The city has said it wants to "promote job-generating uses including industrial, arts, cultural and creative sectors" in Gowanus and "improve access to jobs at a variety of skill levels." But it must balance that desire with the need for affordable housing and preserving the neighborhood's arts spaces.

Mayor Bill de Blasio announced a plan in 2015 to protect Industrial Business Zones like the one in Gowanus from encroachment by hotels and self-storage. But that plan has been delayed because the city now wants to look at adopting the policy in all manufacturing zones, which will require more study and review.

The delay has frustrated advocates such as the Association for Neighborhood & Housing Development, which says Industrial Business Zones provide good-paying jobs.

"There’s a really big opportunity for community groups and residents to get a lot out of this rezoning," said ANHD campaign coordinator Armando Chapelliquen. "There’s a lot at stake, whether it's on the economic development side, resiliency, residential development. What's really going to be interesting is, how does the city balance those different priorities and concerns?"

The Department of City Planning did not respond to requests for comment.

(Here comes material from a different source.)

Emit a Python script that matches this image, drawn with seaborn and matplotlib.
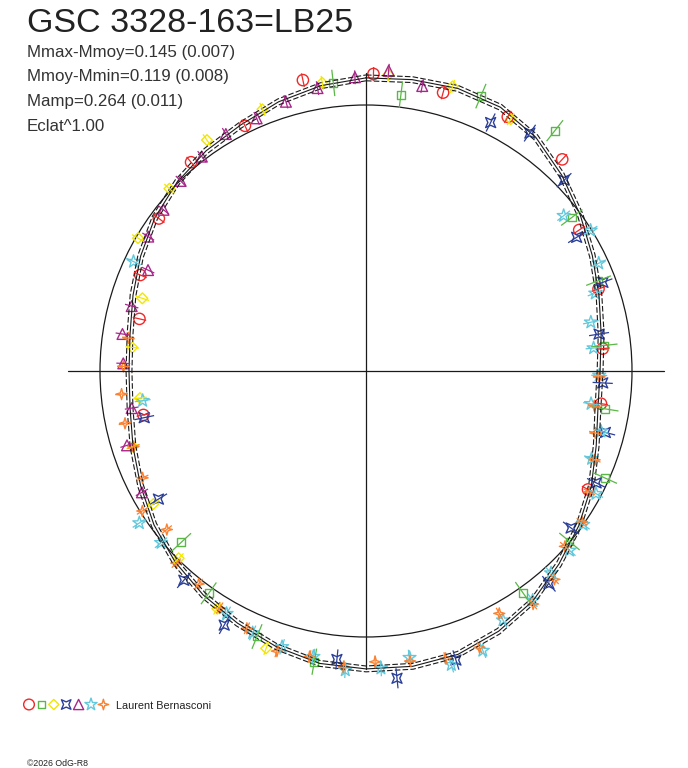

UPDATE FEB. 22: An earlier version of this story said Southwest Brooklyn Industrial Development Corporation was hosting the meeting, but the Department of City Planning, which did not respond to requests for comment on this story, called an hour prior to the meeting to say that the Planning Department, not SWBIDC, was the host.

The meeting between industrial business owners and Department of City Planning staff will start at 1 p.m. Wednesday at the Gowanus Alliance office, 135 13th St.